North Country Trail 44M, Allegheny National Forest, PA

October 3, 2013 - It was exactly 0352 when the angels roused me to climb
out of my dreamy slumber to go chase another big ticket item on my bucket
list.  Like an emerging newborn grasping hard to hang onto his umbilical I
tried to roll over and again find my place in the comfortable dream I was
having before I got the call from above.  Putting off my angels is not like
shutting off an alarm clock - they're persistent to sometimes an annoying
degree.  Since I knew from experience they were not going to let me go
back to sleep I jumped out of bed by four and embraced the birthing of 
another adventure. 

In a way, each of these adventures is an opportunity for rebirth; forcing one
to step outside the zone of comfort and familiarity to slide into the unknown
for a short while.  The thing is, you can never go back to the way you were
again; the connecting cord to who you were is severed and you find yourself
reset, reinvented, reborn with a fresh perspective on what is really of value
and what isn't.

Heading out in the truck I managed to eventually wind my way north to where
the North Country Trail crosses the northern-most road in Pennsylvania.  By
0615, finally, with a head lamp to light my way, I was making tracks on a
1.4-mile dog-leg north on the NCT to the New York state border.  I wanted to
see as much of the Pennsylvania NCT as I could for as long as I could go.  It
took me 45 minutes to find my way to the NY placard and back to the truck
in the dark before donning my ten-pound backpack to head south just after
seven in the glow of the morning light.  Pennsylvania woods are fairly
predictable in terms of their autumn beauty and I am never surprised by the
rooty and  rocky nature of its trails.  This area was heavily galciated more than
once and is a virtual depository of erratic boulders left behind by the great ice
sheets.  I watched for rattlesnakes, but saw nary a sign.  Through the
morning hours I wound back and forth around inlets of the extensive and
beautiful Kinzua Reservoir, sometimes making tracks along its muddy backwash
before climbing to run the ridges overlooking its vast extent.

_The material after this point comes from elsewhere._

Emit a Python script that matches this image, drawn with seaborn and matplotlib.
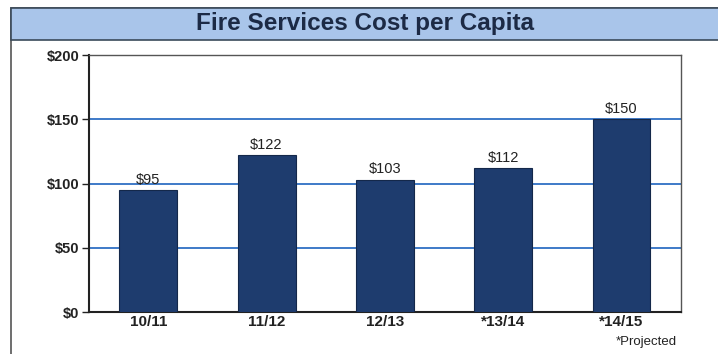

My legs were strong and for the first time in a long while I was able to get some
lift and power out of my right hamstring with the apparent healing of my
longstanding ischial tuberosity tendinosis.  After the morning fog burned off,
the humidity remained quite noticeable, especially as the temperatures climbed
past 80 degrees.  I drank generously from the abundant wild waters along the
way.  The morning's blue skies and sunshine gave way to some emerging 
clouds by afternoon.  After losing my map along the way and several times
having to retrace my steps to find the trail I decided to end my jaunt before
dark at 44 miles, at which time I called in rescue from Annie where the trail
crossed Highway 6 west of Kane.

I was prepared to run through the night when I set out, but had not anticipated
how the fresh leaf cover on some of the trails obscured the way.  Blazes were
too often inconsistently spaced, leaving me scratching my head during day
light hours.  Without a map I could only imagine the degree of difficulty would
only get worse at night, so I opted to end my adventure sooner than my body
called for.  As it turned out, it was a good call.  The night brought torrential
thunderstorms.  In hindsight, I probably saved myself from a miserable night
of shivering wet hypothermia requiring continued movement to stay alive,
which could have been problematic if I got off the trail and couldn't find my way.

The balancing act between discretion and valor leaves me to run healthy 
another day.  I enjoyed seeing new country at a leisurely pace without a single
fall or injury and am left feeling regenerated and will sleep with a smile.